Можно привести следующий пример. Нобелевский лауреат Амартия Сен как раз выступает против идеи, согласно которой существует какой-то объективный критерий справедливости. Он говорит о том, что для того, чтобы сравнить, какая гора выше, Мак-Кинли или Килиманджаро, мы не должны знать, что Эверест – это самая высокая гора в мире, то есть нам не нужен идеальный критерий. Но на самом деле Амартия Сен неправильно понимает идею неокантианцев. Ведь неокантианцы говорят о том, что в этом случае нам нужно понятие метра или какой-то другой единицы измерения. Если мы сравниваем Мак-Кинли и Килиманджаро, мы всегда предварительно имеем в виду понятие метра, то есть средства измерения высоты этой и той горы. Если мы не имеем понятия метра, или какой-то другой единицы измерения высоты, то как мы можем сравнить эти две горы? То же самое касается сферы нравственности и права. Если мы хотим выяснить, какое право является правильным, а какое неправильным, мы вынуждены использовать какой-то критерий. Именно это и имели в виду неокантианцы.

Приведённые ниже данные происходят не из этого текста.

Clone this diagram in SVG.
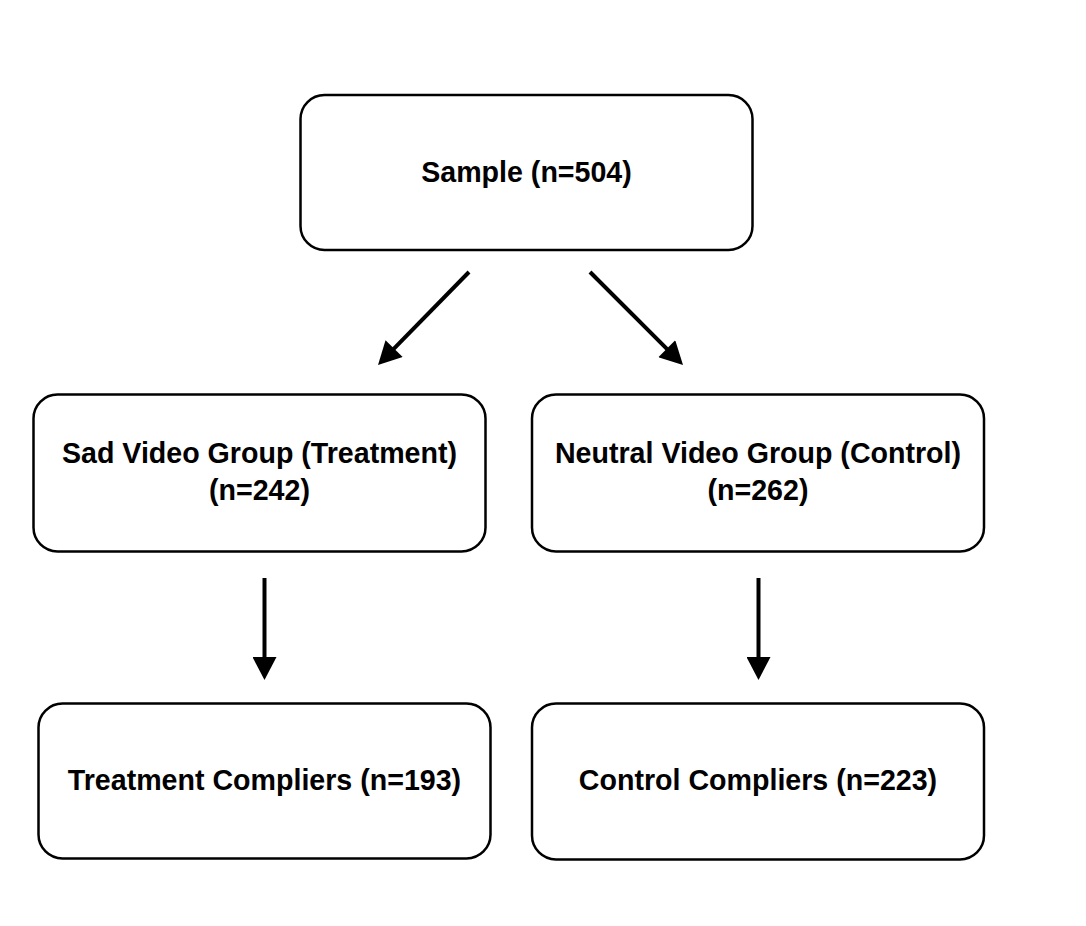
<svg xmlns="http://www.w3.org/2000/svg" width="1086" height="926" viewBox="0 0 1086 926">
<defs>
<style>
.box{fill:#fff;stroke:#000;stroke-width:2.5}
.lbl{font-family:"Liberation Sans",Arial,Helvetica,sans-serif;font-weight:bold;font-size:28.6px;fill:#000;text-anchor:middle}
.conn{stroke:#000;stroke-width:4;fill:none;marker-end:url(#ah)}
</style>
<marker id="ah" markerUnits="userSpaceOnUse" markerWidth="24" markerHeight="24" viewBox="0 0 23 24" refX="3" refY="12" orient="auto">
<path d="M0,0 L23,12 L0,24 z" fill="#000"/>
</marker>
</defs>
<rect width="1086" height="926" fill="#fff"/>
<g id="connectors">
<line class="conn" x1="469" y1="272" x2="392" y2="350.7"/>
<line class="conn" x1="590" y1="272" x2="668.9" y2="350.9"/>
<line class="conn" x1="264.5" y1="578" x2="264.5" y2="660"/>
<line class="conn" x1="758.5" y1="578" x2="758.5" y2="660"/>
</g>
<g id="sample">
<rect class="box" x="300.5" y="95" width="452" height="155" rx="24"/>
<text class="lbl" x="526.5" y="182">Sample (n=504)</text>
</g>
<g id="sad">
<rect class="box" x="33.5" y="394.5" width="452" height="157" rx="24"/>
<text class="lbl" x="259.5" y="463">Sad Video Group (Treatment)</text>
<text class="lbl" x="259.5" y="500">(n=242)</text>
</g>
<g id="neutral">
<rect class="box" x="532" y="394.5" width="452" height="157" rx="24"/>
<text class="lbl" x="758" y="463">Neutral Video Group (Control)</text>
<text class="lbl" x="758" y="500">(n=262)</text>
</g>
<g id="treatmentCompliers">
<rect class="box" x="38.5" y="703.5" width="452" height="155" rx="24"/>
<text class="lbl" x="264.5" y="790">Treatment Compliers (n=193)</text>
</g>
<g id="controlCompliers">
<rect class="box" x="532" y="703.5" width="452" height="156" rx="24"/>
<text class="lbl" x="758" y="790">Control Compliers (n=223)</text>
</g>
</svg>
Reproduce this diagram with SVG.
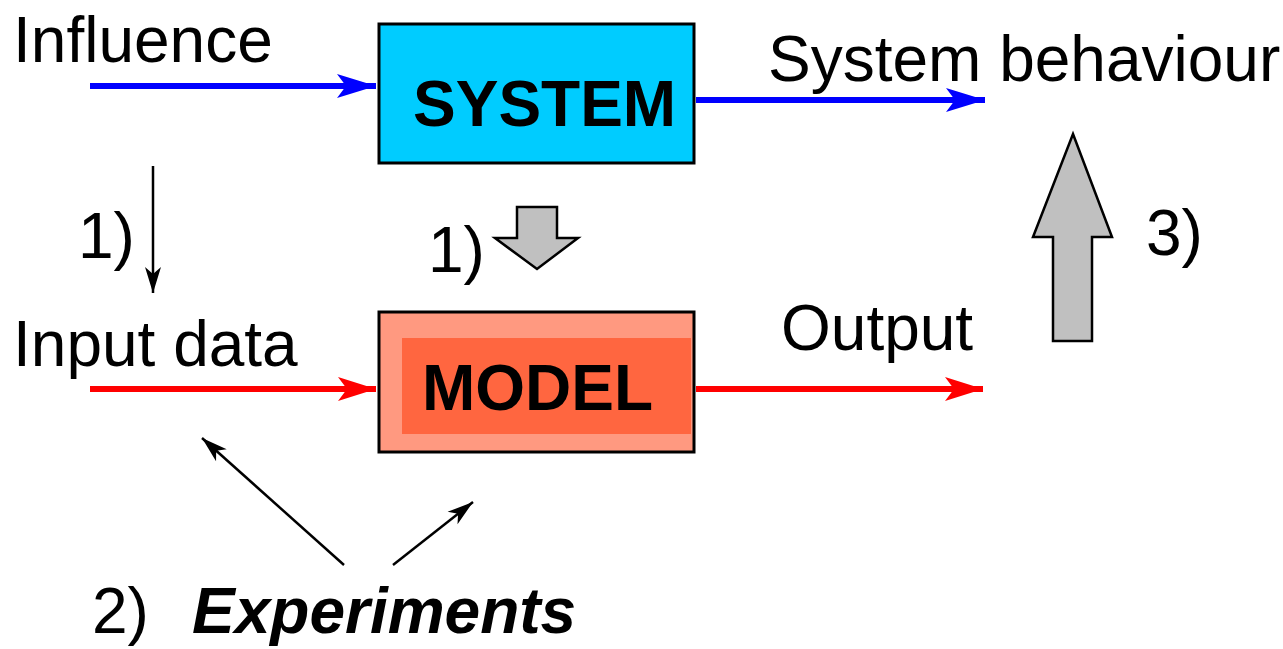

Но когда возник вопрос о том, а что именно это за критерий, как он звучит, как он выглядит, у каждого философа оказался свой собственный ответ на этот вопрос. Например, для Штаммлера этот критерий был следующим: «общество свободно волящих людей». Для Радбруха этот критерий таков: «равным за равное, неравным за неравное». Для Новгородцева абсолютным идеалом вообще был идеал человеческой личности, который в сфере общества, т.е. в виде общественного идеала, воплощался в идеях свободы и равенства. Короче говоря, формулировки социального идеала были у всех разные. Причем когда встал вопрос о том, как обосновать ту или иную формулировку, оказалось, что каждый просто постулирует свою формулу правового идеала без какого-либо обоснования. Систематический метод (или критический метод) является своего рода догматическим. Достаточно сложно обосновать, что именно твоя формулировка, которая кажется именно тебе непосредственно очевидной, правильнее, чем формулировка другого человека.